Sponsor paid nurses’ salaries (Aftenposten)

In 1995 GlaxoSmithKline, the pharmaceuticals company, started sponsoring nursing positions at Norwegian hospitals. The positions were linked to nursing staff whose task was to teach children with asthma. The Health Ministry has indicated that the sponsorship funds which have been received by eight different hospitals may be another breach of the Healthcare Workers Act.

Stockbroker calls for a halt to government sale of DnB (Aftenposten)

According to Finansbanken’s head of trading, Peter Warren, there are hardly any good reasons to buy the shares in DnB which the Government is currently planning to sell off because they can be bought just as cheaply on the stock exchange. Nevertheless, in the next few weeks the Government will spend at least NOK 17 million on an advertising campaign to persuade Norwegians to buy government shares in DnB. The reason is a desire for continued Norwegian ownership.

Police want wider powers (Dagbladet)

In a memo to the Ministry of Justice, the Police Union has demanded wider powers. Among the union’s demands are compulsory attendance at a police station if ordered to do so by the police, the possibility to hold a suspect in custody for 72 hours before a remand hearing is required, no upper limit on the time a suspect may be held on remand and automatic transfer of convicted remand prisoners to gaol. The objective is to ensure the police are in a stronger position to combat the rising level of crime. "The police already have good enough conditions under which to carry out their investigations. In fact they should be tightened up," says attorney Harald Stabell.

Worth Noting

  • A new and improved hay-fever drug may be on the market by the end of the year. (Dagbladet)
  • Eleven fish farms were reported to the police last year after farmed fish escaped. (Nationen)
  • Both timber and pulp prices have fallen dramatically since the start of the year. Swedish and other sawmills have been pouring timber onto export markets. (Nationen)
  • The Norwegian Union of University Educated Teachers will probably become the 15th organization to become a member of the union federation The Academics. The Academics currently have 18,000 members. (Dagens Næringsliv)
  • The Centre Party’s Oslo branch is calling for the additional cash benefit for children under three to be completely abolished. This call has the backing of three of the eleven members of the party’s political programme committee in the run up to the Centre Party’s annual conference this coming weekend. (Vårt Land)
  • Key church leaders who would like to change the Church of Norway’s official view on homosexuality oppose the Government’s proposed new legislation which would force the Church to employ cohabiting homosexual and lesbian clergy. (Vårt Land)
  • Two men from Augskog-Høland in Akershus county have been given 30-day suspended sentences for their part in the laying of poisoned bait in areas within the local authority which are frequented by wolves.
  • "Detektor", which was last year’s most popular Norwegian film, was yesterday awarded the Film Critics Award 2000. (Aftenposten)
  • Since NSB, the Norwegian national railway company, was established as an independent company by act of parliament in 1996, it has lost NOK 2 billion in equity capital. The Norwegian Union of Railway Workers’ vice president has warned that steadily increasing interest expenses may bring NSB to its knees. (Klassekampen)

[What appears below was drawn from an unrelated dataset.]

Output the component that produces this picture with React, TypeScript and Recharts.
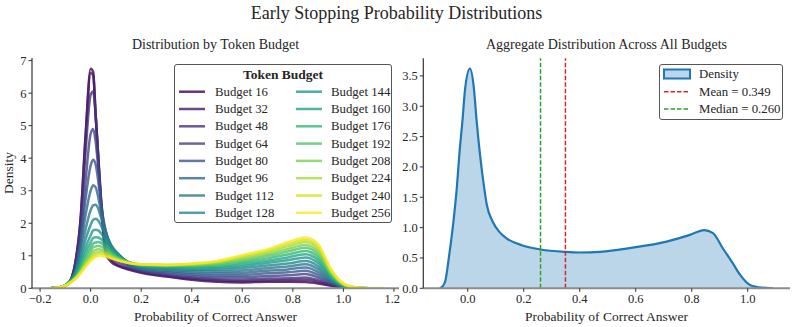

Today’s comment from Klassekampen

Milosevic is no longer in power, but the guerrilla movement which the CIA has been accused of creating and supporting has got the bit between its teeth. This spring Norway will take over command of the KFOR forces, and may end up with a formidable problem in its lap. The ethnic Albanian guerrillas’ dream of capturing territory in the Former Yugoslav Republic of Macedonia and South Serbia may lead to more than today’s border skirmishes. We have no reason to believe that Thorbjørn Jagland’s alleged contribution to the secret operations which paved the way for Milosevic’s downfall also included a collaboration with the CIA to create a destabilizing guerrilla movement. But through its submissiveness to the USA as a member of Nato, Norway may have played a part in making a rod for its own back now that Norwegians are to take command of KFOR in an area where today’s smouldering conflict could easily ignite into full-blown war.